# EXERCISE DETAILS
Leave out the images and repeat the listing below without a single change.

─── MATERIAL FOR THIS EXERCISE ───

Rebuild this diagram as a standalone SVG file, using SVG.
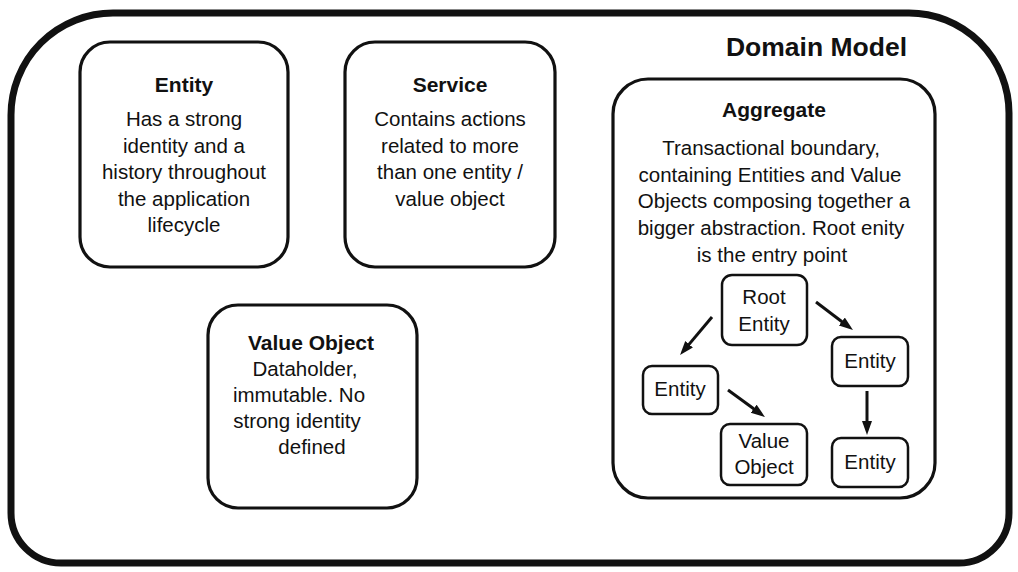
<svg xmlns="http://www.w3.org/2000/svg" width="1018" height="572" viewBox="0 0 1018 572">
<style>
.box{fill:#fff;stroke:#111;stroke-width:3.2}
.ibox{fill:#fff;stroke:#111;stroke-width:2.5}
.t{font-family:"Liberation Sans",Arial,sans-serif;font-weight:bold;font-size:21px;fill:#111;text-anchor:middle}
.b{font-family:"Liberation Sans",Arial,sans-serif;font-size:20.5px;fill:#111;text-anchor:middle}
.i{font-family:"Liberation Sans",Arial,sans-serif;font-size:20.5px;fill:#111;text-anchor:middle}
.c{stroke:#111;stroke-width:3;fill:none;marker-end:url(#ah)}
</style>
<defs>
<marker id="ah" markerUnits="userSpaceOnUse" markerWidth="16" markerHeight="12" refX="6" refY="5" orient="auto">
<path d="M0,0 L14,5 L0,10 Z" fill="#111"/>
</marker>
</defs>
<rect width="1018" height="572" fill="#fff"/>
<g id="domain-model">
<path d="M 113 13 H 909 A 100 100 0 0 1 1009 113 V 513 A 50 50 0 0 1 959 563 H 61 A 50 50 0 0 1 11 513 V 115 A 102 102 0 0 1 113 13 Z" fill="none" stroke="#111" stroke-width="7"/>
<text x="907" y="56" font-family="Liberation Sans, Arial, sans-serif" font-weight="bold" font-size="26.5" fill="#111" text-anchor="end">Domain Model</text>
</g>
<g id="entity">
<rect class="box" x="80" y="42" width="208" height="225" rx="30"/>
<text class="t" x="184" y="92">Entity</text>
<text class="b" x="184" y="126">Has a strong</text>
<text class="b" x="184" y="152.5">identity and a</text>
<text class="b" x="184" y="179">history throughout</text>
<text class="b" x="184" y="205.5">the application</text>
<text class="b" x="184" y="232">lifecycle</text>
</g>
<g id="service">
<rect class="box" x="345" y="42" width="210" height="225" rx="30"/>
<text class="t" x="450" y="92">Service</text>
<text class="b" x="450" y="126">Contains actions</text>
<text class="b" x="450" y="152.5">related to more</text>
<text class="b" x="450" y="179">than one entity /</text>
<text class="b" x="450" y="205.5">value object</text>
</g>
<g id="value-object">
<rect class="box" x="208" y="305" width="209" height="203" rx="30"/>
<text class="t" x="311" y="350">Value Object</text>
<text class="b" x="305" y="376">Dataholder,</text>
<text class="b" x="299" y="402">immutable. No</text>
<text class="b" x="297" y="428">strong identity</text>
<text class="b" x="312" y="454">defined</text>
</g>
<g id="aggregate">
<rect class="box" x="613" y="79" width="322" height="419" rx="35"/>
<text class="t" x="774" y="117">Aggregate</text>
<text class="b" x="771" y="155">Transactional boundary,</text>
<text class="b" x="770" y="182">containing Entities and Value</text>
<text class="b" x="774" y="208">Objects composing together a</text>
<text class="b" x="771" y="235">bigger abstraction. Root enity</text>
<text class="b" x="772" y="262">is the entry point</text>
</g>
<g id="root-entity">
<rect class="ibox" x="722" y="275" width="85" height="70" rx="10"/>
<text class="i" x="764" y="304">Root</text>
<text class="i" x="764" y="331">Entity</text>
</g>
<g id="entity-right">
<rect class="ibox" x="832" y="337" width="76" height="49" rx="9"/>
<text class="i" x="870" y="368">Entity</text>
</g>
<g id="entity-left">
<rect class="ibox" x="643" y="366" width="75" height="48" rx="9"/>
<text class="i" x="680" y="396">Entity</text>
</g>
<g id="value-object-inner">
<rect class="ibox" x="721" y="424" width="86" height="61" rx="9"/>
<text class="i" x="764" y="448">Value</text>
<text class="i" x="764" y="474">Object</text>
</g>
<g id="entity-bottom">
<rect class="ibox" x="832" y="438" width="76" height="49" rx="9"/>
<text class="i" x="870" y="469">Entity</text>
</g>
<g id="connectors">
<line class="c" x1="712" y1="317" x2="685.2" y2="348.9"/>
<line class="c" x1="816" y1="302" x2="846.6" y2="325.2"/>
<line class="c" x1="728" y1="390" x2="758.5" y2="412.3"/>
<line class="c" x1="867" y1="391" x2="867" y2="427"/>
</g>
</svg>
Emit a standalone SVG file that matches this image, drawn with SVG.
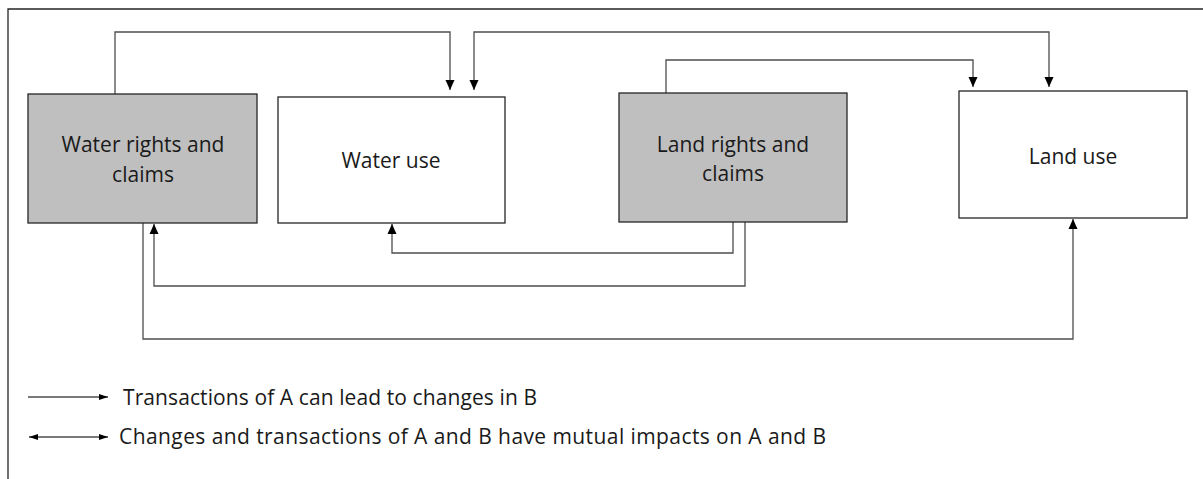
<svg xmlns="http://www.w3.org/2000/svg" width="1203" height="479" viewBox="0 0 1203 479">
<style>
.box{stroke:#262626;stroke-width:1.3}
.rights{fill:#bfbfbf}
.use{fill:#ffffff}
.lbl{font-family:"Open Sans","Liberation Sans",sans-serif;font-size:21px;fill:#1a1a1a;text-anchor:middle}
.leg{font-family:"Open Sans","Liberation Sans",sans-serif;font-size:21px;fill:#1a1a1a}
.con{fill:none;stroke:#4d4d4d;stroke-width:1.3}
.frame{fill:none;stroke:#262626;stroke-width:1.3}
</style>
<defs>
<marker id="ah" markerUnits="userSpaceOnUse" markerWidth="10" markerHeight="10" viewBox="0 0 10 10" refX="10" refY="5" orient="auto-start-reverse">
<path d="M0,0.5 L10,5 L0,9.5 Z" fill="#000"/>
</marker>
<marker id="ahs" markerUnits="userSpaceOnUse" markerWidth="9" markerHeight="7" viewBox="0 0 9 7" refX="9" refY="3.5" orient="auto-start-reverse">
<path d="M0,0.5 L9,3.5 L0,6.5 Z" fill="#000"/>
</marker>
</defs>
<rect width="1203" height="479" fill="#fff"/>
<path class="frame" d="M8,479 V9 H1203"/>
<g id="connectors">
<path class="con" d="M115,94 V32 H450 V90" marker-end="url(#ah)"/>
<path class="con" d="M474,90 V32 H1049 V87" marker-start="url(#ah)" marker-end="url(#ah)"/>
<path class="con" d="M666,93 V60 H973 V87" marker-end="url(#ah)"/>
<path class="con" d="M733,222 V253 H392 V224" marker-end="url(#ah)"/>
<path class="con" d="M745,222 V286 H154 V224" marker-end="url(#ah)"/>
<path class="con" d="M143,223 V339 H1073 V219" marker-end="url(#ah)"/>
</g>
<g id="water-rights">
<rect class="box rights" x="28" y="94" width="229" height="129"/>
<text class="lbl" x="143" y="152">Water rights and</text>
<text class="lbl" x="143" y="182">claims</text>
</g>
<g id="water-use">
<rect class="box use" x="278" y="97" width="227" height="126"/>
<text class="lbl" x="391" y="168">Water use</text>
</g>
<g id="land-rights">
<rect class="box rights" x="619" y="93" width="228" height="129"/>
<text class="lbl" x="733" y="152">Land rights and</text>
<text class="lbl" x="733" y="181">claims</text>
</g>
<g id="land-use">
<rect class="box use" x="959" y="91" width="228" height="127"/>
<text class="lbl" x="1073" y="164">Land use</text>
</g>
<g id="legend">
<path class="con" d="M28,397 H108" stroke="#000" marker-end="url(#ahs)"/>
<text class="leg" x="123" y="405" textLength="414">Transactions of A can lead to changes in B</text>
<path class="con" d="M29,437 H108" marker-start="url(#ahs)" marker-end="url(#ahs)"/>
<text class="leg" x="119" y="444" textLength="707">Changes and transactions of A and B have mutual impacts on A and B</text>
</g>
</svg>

───

# TASK RESPONSE
Rebuild this diagram as a standalone SVG file, using SVG.
<svg xmlns="http://www.w3.org/2000/svg" width="1018" height="572" viewBox="0 0 1018 572">
<style>
.box{fill:#fff;stroke:#111;stroke-width:3.2}
.ibox{fill:#fff;stroke:#111;stroke-width:2.5}
.t{font-family:"Liberation Sans",Arial,sans-serif;font-weight:bold;font-size:21px;fill:#111;text-anchor:middle}
.b{font-family:"Liberation Sans",Arial,sans-serif;font-size:20.5px;fill:#111;text-anchor:middle}
.i{font-family:"Liberation Sans",Arial,sans-serif;font-size:20.5px;fill:#111;text-anchor:middle}
.c{stroke:#111;stroke-width:3;fill:none;marker-end:url(#ah)}
</style>
<defs>
<marker id="ah" markerUnits="userSpaceOnUse" markerWidth="16" markerHeight="12" refX="6" refY="5" orient="auto">
<path d="M0,0 L14,5 L0,10 Z" fill="#111"/>
</marker>
</defs>
<rect width="1018" height="572" fill="#fff"/>
<g id="domain-model">
<path d="M 113 13 H 909 A 100 100 0 0 1 1009 113 V 513 A 50 50 0 0 1 959 563 H 61 A 50 50 0 0 1 11 513 V 115 A 102 102 0 0 1 113 13 Z" fill="none" stroke="#111" stroke-width="7"/>
<text x="907" y="56" font-family="Liberation Sans, Arial, sans-serif" font-weight="bold" font-size="26.5" fill="#111" text-anchor="end">Domain Model</text>
</g>
<g id="entity">
<rect class="box" x="80" y="42" width="208" height="225" rx="30"/>
<text class="t" x="184" y="92">Entity</text>
<text class="b" x="184" y="126">Has a strong</text>
<text class="b" x="184" y="152.5">identity and a</text>
<text class="b" x="184" y="179">history throughout</text>
<text class="b" x="184" y="205.5">the application</text>
<text class="b" x="184" y="232">lifecycle</text>
</g>
<g id="service">
<rect class="box" x="345" y="42" width="210" height="225" rx="30"/>
<text class="t" x="450" y="92">Service</text>
<text class="b" x="450" y="126">Contains actions</text>
<text class="b" x="450" y="152.5">related to more</text>
<text class="b" x="450" y="179">than one entity /</text>
<text class="b" x="450" y="205.5">value object</text>
</g>
<g id="value-object">
<rect class="box" x="208" y="305" width="209" height="203" rx="30"/>
<text class="t" x="311" y="350">Value Object</text>
<text class="b" x="305" y="376">Dataholder,</text>
<text class="b" x="299" y="402">immutable. No</text>
<text class="b" x="297" y="428">strong identity</text>
<text class="b" x="312" y="454">defined</text>
</g>
<g id="aggregate">
<rect class="box" x="613" y="79" width="322" height="419" rx="35"/>
<text class="t" x="774" y="117">Aggregate</text>
<text class="b" x="771" y="155">Transactional boundary,</text>
<text class="b" x="770" y="182">containing Entities and Value</text>
<text class="b" x="774" y="208">Objects composing together a</text>
<text class="b" x="771" y="235">bigger abstraction. Root enity</text>
<text class="b" x="772" y="262">is the entry point</text>
</g>
<g id="root-entity">
<rect class="ibox" x="722" y="275" width="85" height="70" rx="10"/>
<text class="i" x="764" y="304">Root</text>
<text class="i" x="764" y="331">Entity</text>
</g>
<g id="entity-right">
<rect class="ibox" x="832" y="337" width="76" height="49" rx="9"/>
<text class="i" x="870" y="368">Entity</text>
</g>
<g id="entity-left">
<rect class="ibox" x="643" y="366" width="75" height="48" rx="9"/>
<text class="i" x="680" y="396">Entity</text>
</g>
<g id="value-object-inner">
<rect class="ibox" x="721" y="424" width="86" height="61" rx="9"/>
<text class="i" x="764" y="448">Value</text>
<text class="i" x="764" y="474">Object</text>
</g>
<g id="entity-bottom">
<rect class="ibox" x="832" y="438" width="76" height="49" rx="9"/>
<text class="i" x="870" y="469">Entity</text>
</g>
<g id="connectors">
<line class="c" x1="712" y1="317" x2="685.2" y2="348.9"/>
<line class="c" x1="816" y1="302" x2="846.6" y2="325.2"/>
<line class="c" x1="728" y1="390" x2="758.5" y2="412.3"/>
<line class="c" x1="867" y1="391" x2="867" y2="427"/>
</g>
</svg>
Emit a standalone SVG file that matches this image, drawn with SVG.
<svg xmlns="http://www.w3.org/2000/svg" width="1203" height="479" viewBox="0 0 1203 479">
<style>
.box{stroke:#262626;stroke-width:1.3}
.rights{fill:#bfbfbf}
.use{fill:#ffffff}
.lbl{font-family:"Open Sans","Liberation Sans",sans-serif;font-size:21px;fill:#1a1a1a;text-anchor:middle}
.leg{font-family:"Open Sans","Liberation Sans",sans-serif;font-size:21px;fill:#1a1a1a}
.con{fill:none;stroke:#4d4d4d;stroke-width:1.3}
.frame{fill:none;stroke:#262626;stroke-width:1.3}
</style>
<defs>
<marker id="ah" markerUnits="userSpaceOnUse" markerWidth="10" markerHeight="10" viewBox="0 0 10 10" refX="10" refY="5" orient="auto-start-reverse">
<path d="M0,0.5 L10,5 L0,9.5 Z" fill="#000"/>
</marker>
<marker id="ahs" markerUnits="userSpaceOnUse" markerWidth="9" markerHeight="7" viewBox="0 0 9 7" refX="9" refY="3.5" orient="auto-start-reverse">
<path d="M0,0.5 L9,3.5 L0,6.5 Z" fill="#000"/>
</marker>
</defs>
<rect width="1203" height="479" fill="#fff"/>
<path class="frame" d="M8,479 V9 H1203"/>
<g id="connectors">
<path class="con" d="M115,94 V32 H450 V90" marker-end="url(#ah)"/>
<path class="con" d="M474,90 V32 H1049 V87" marker-start="url(#ah)" marker-end="url(#ah)"/>
<path class="con" d="M666,93 V60 H973 V87" marker-end="url(#ah)"/>
<path class="con" d="M733,222 V253 H392 V224" marker-end="url(#ah)"/>
<path class="con" d="M745,222 V286 H154 V224" marker-end="url(#ah)"/>
<path class="con" d="M143,223 V339 H1073 V219" marker-end="url(#ah)"/>
</g>
<g id="water-rights">
<rect class="box rights" x="28" y="94" width="229" height="129"/>
<text class="lbl" x="143" y="152">Water rights and</text>
<text class="lbl" x="143" y="182">claims</text>
</g>
<g id="water-use">
<rect class="box use" x="278" y="97" width="227" height="126"/>
<text class="lbl" x="391" y="168">Water use</text>
</g>
<g id="land-rights">
<rect class="box rights" x="619" y="93" width="228" height="129"/>
<text class="lbl" x="733" y="152">Land rights and</text>
<text class="lbl" x="733" y="181">claims</text>
</g>
<g id="land-use">
<rect class="box use" x="959" y="91" width="228" height="127"/>
<text class="lbl" x="1073" y="164">Land use</text>
</g>
<g id="legend">
<path class="con" d="M28,397 H108" stroke="#000" marker-end="url(#ahs)"/>
<text class="leg" x="123" y="405" textLength="414">Transactions of A can lead to changes in B</text>
<path class="con" d="M29,437 H108" marker-start="url(#ahs)" marker-end="url(#ahs)"/>
<text class="leg" x="119" y="444" textLength="707">Changes and transactions of A and B have mutual impacts on A and B</text>
</g>
</svg>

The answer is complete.